Georg Stary, Andrew Olive, Aleksandar F. Radovic-Moreno, David Gondek, David Alvarez, Pamela A. Basto, Mario Perro, Vladimir D. Vrbanac, Andrew M. Tager, Jinjun Shi, Jeremy A. Yethon, Omid C. Farokhzad, Robert Langer, Michael N. Starnbach, Ulrich H. von Andrian. (2015). A mucosal vaccine against Chlamydia trachomatis generates two waves of protective memory T cells. Science (348) 6241. DOI: 10.1126/science.aaa8205.
Abstract
Genital Chlamydia trachomatis (Ct) infection induces protective immunity that depends on interferon-γ–producing CD4 T cells.

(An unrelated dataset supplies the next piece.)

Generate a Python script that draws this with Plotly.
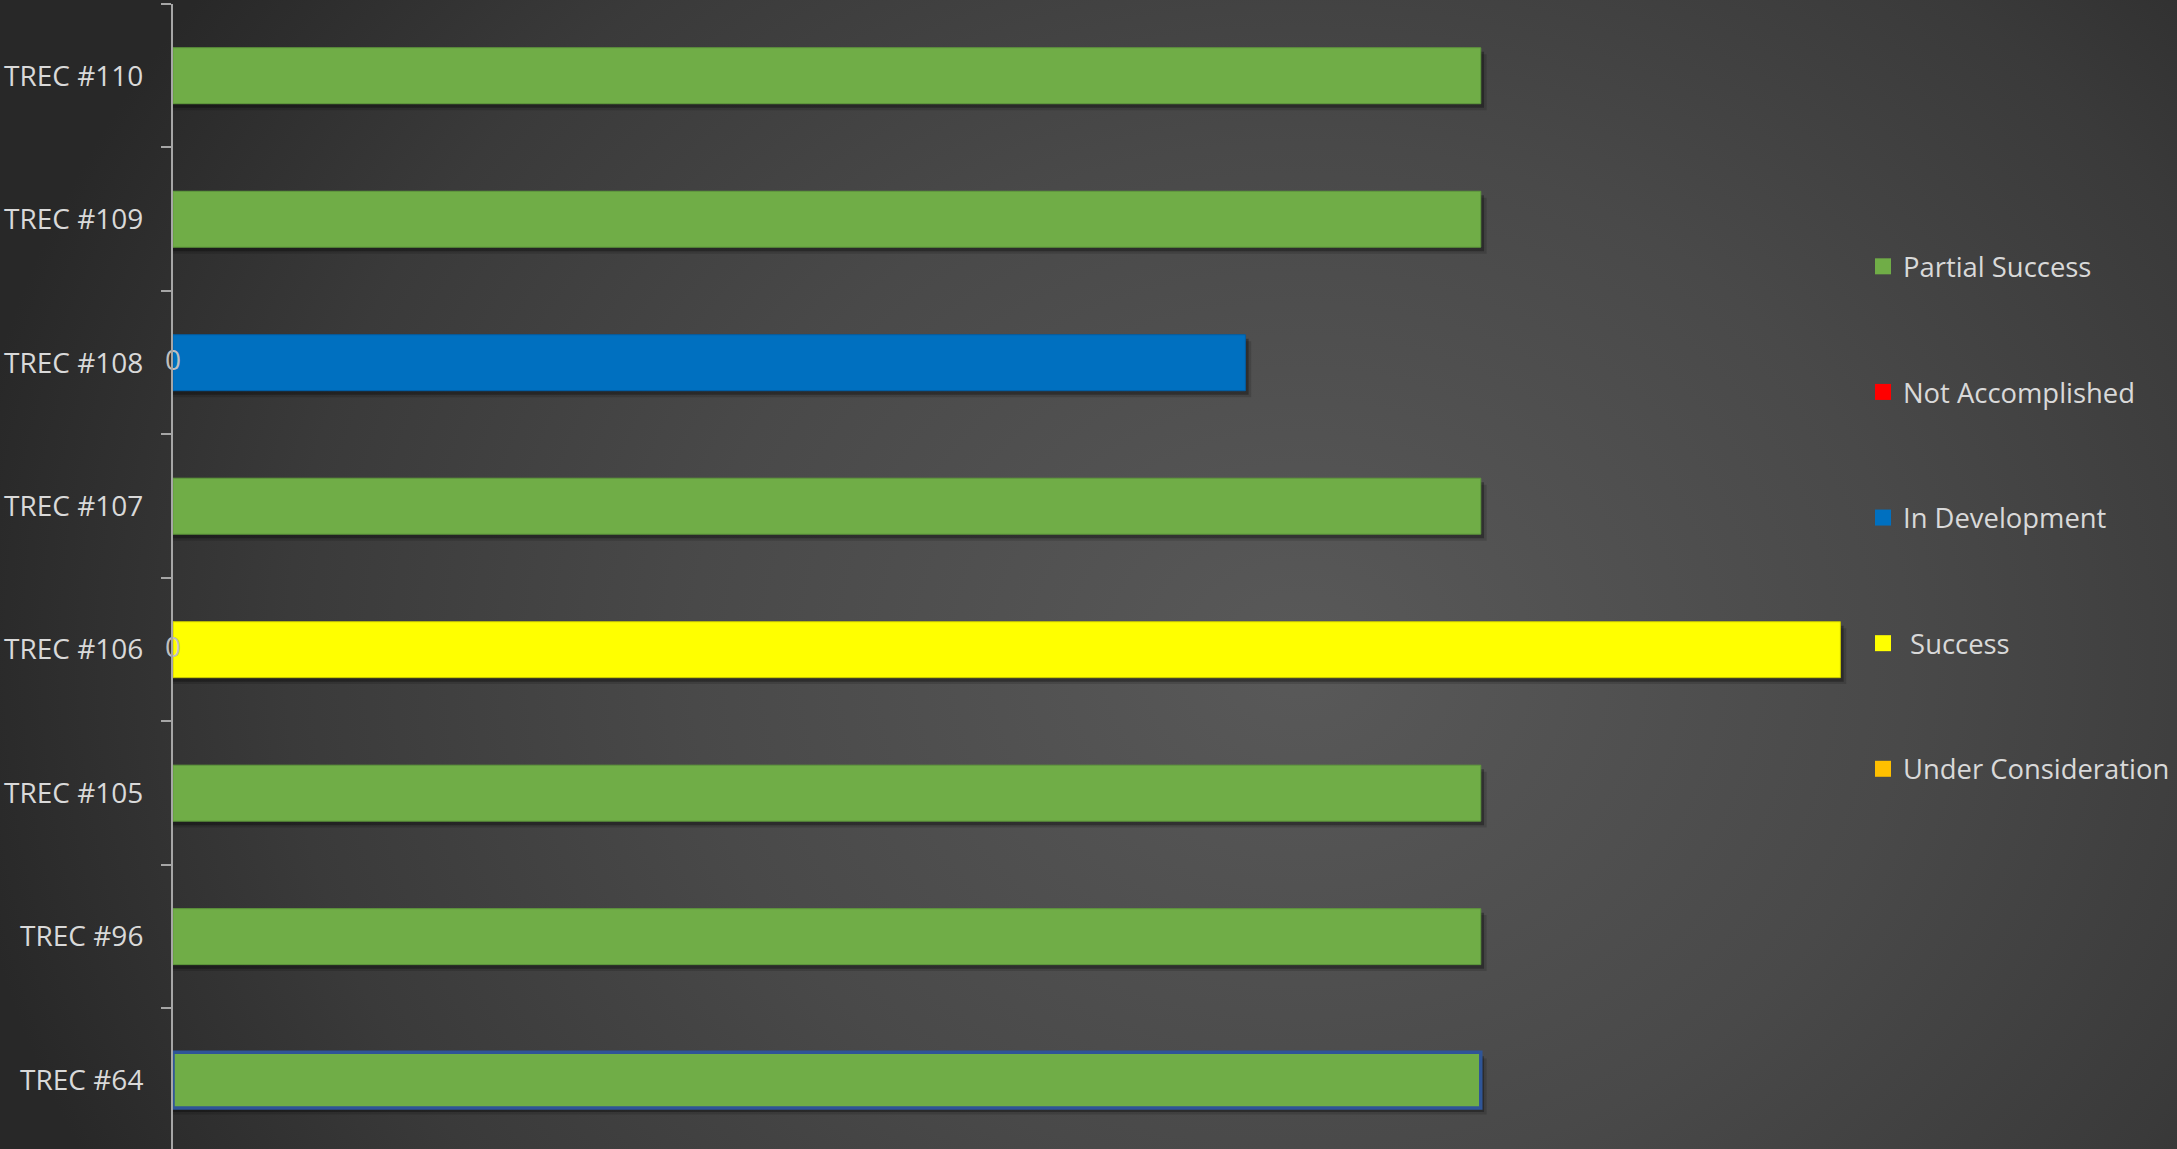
import base64
import plotly.graph_objects as go

# ---------------- data ----------------
categories = ["TREC #110", "TREC #109", "TREC #108", "TREC #107",
              "TREC #106", "TREC #105", "TREC #96", "TREC #64"]

partial_success = [100, 100, None, 100, None, 100, 100, 100]
not_accomplished = [None, None, 0, None, 0, None, None, None]
in_development = [None, None, 82, None, None, None, None, None]
success = [None, None, None, None, 127.5, None, None, None]
under_consideration = [None, None, None, None, None, None, None, None]

series_names = ["Partial Success", "Not Accomplished", "In Development",
                " Success", "Under Consideration"]
series_colors = ["#70ad47", "#ff0000", "#0070c0", "#ffff00", "#ffc000"]

# ---------------- layout constants ----------------
W, H = 2177, 1149
ML, MR, MT, MB = 173, 317, 4, 0
PW = W - ML - MR
PH = H - MT - MB
FONT = "Open Sans, Noto Sans, DejaVu Sans, sans-serif"
TXT = "#d9d9d9"
BAR_W = 0.39

svg = f'''<svg xmlns="http://www.w3.org/2000/svg" width="{W}" height="{H}" viewBox="0 0 {W} {H}" preserveAspectRatio="none">
<defs><radialGradient id="g" gradientUnits="userSpaceOnUse" cx="1300" cy="660" r="1350"
 gradientTransform="translate(1300 660) scale(1 0.85) translate(-1300 -660)">
<stop offset="0" stop-color="#595959"/>
<stop offset="0.45" stop-color="#494949"/>
<stop offset="0.75" stop-color="#3a3a3a"/>
<stop offset="1" stop-color="#282828"/>
</radialGradient></defs>
<rect width="{W}" height="{H}" fill="url(#g)"/></svg>'''
bg_uri = "data:image/svg+xml;base64," + base64.b64encode(svg.encode()).decode()

fig = go.Figure()

bar_series = [partial_success, in_development, success]

# soft drop shadows (style layers derived from the same values)
for shift, extra, alpha in [(0.045, 0.45, 0.14), (0.028, 0.25, 0.30)]:
    for vals in bar_series:
        fig.add_trace(go.Bar(
            y=categories, x=[None if v is None else v + extra for v in vals],
            orientation="h", width=BAR_W, offset=-BAR_W / 2 + shift,
            marker=dict(color=f"rgba(0,0,0,{alpha})", line=dict(width=0)),
            showlegend=False, hoverinfo="skip"))

# bars
green_line_colors = ["#5f9a3c"] * 7 + ["#2f5597"]
green_line_widths = [1] * 7 + [3.5]
bar_specs = [
    (partial_success, series_colors[0], dict(color=green_line_colors, width=green_line_widths)),
    (in_development, series_colors[2], dict(color="#005ea6", width=1)),
    (success, series_colors[3], dict(color="#c9c900", width=1)),
]
for vals, col, line in bar_specs:
    fig.add_trace(go.Bar(
        y=categories, x=vals, orientation="h", width=BAR_W,
        marker=dict(color=col, line=line), showlegend=False, hoverinfo="skip"))

# zero-value data labels
zero_y = [c for c, v in zip(categories, not_accomplished) if v is not None]
zero_x = [v for v in not_accomplished if v is not None]
fig.add_trace(go.Scatter(
    y=zero_y, x=zero_x, mode="text", text=[str(v) for v in zero_x],
    textposition="middle center", textfont=dict(family=FONT, size=28, color="#bfbfbf"),
    showlegend=False, hoverinfo="skip", cliponaxis=False))

# legend entries
for i, (name, col) in enumerate(zip(series_names, series_colors)):
    fig.add_trace(go.Scatter(
        x=[None], y=[None], mode="markers", name=name, legendgroup=f"g{i}",
        marker=dict(symbol="square", size=16, color=col), hoverinfo="skip"))

fig.update_layout(
    width=W, height=H,
    margin=dict(l=ML, r=MR, t=MT, b=MB, pad=0),
    paper_bgcolor="#2b2b2b", plot_bgcolor="rgba(0,0,0,0)",
    barmode="overlay",
    font=dict(family=FONT, size=28, color=TXT),
    showlegend=True,
    legend=dict(x=(1863 - ML) / PW, xanchor="left", y=1 - (242 - MT) / PH, yanchor="top",
                bgcolor="rgba(0,0,0,0)", borderwidth=0,
                font=dict(family=FONT, size=27.4, color=TXT),
                traceorder="grouped", tracegroupgap=87, itemclick=False),
    xaxis=dict(range=[0, 129], visible=False, fixedrange=True),
    yaxis=dict(categoryorder="array", categoryarray=categories, range=[7.48, -0.5],
               showline=True, linecolor="#a6a6a6", linewidth=2,
               ticks="outside", tickson="boundaries", ticklen=10, tickwidth=2,
               tickcolor="#a6a6a6", showgrid=False, zeroline=False,
               ticklabelstandoff=22, tickfont=dict(family=FONT, size=28, color=TXT),
               fixedrange=True),
    images=[dict(source=bg_uri, xref="paper", yref="paper",
                 x=-ML / PW, y=1 + MT / PH, sizex=W / PW, sizey=H / PH,
                 xanchor="left", yanchor="top", sizing="stretch", layer="below")],
)

fig.write_html("out.html")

By contrast, we report that mucosal exposure to ultraviolet light (UV)–inactivated Ct (UV-Ct) generated regulatory T cells that exacerbated subsequent Ct infection. We show that mucosal immunization with UV-Ct complexed with charge-switching synthetic adjuvant particles (cSAPs) elicited long-lived protection in conventional and humanized mice. UV-Ct–cSAP targeted immunogenic uterine CD11b+CD103– dendritic cells (DCs), whereas UV-Ct accumulated in tolerogenic CD11b–CD103+ DCs. Regardless of vaccination route, UV-Ct–cSAP induced systemic memory T cells, but only mucosal vaccination induced effector T cells that rapidly seeded uterine mucosa with resident memory T cells (TRM cells). Optimal Ct clearance required both TRM seeding and subsequent infection-induced recruitment of circulating memory T cells. Thus, UV-Ct–cSAP vaccination generated two synergistic memory T cell subsets with distinct migratory properties.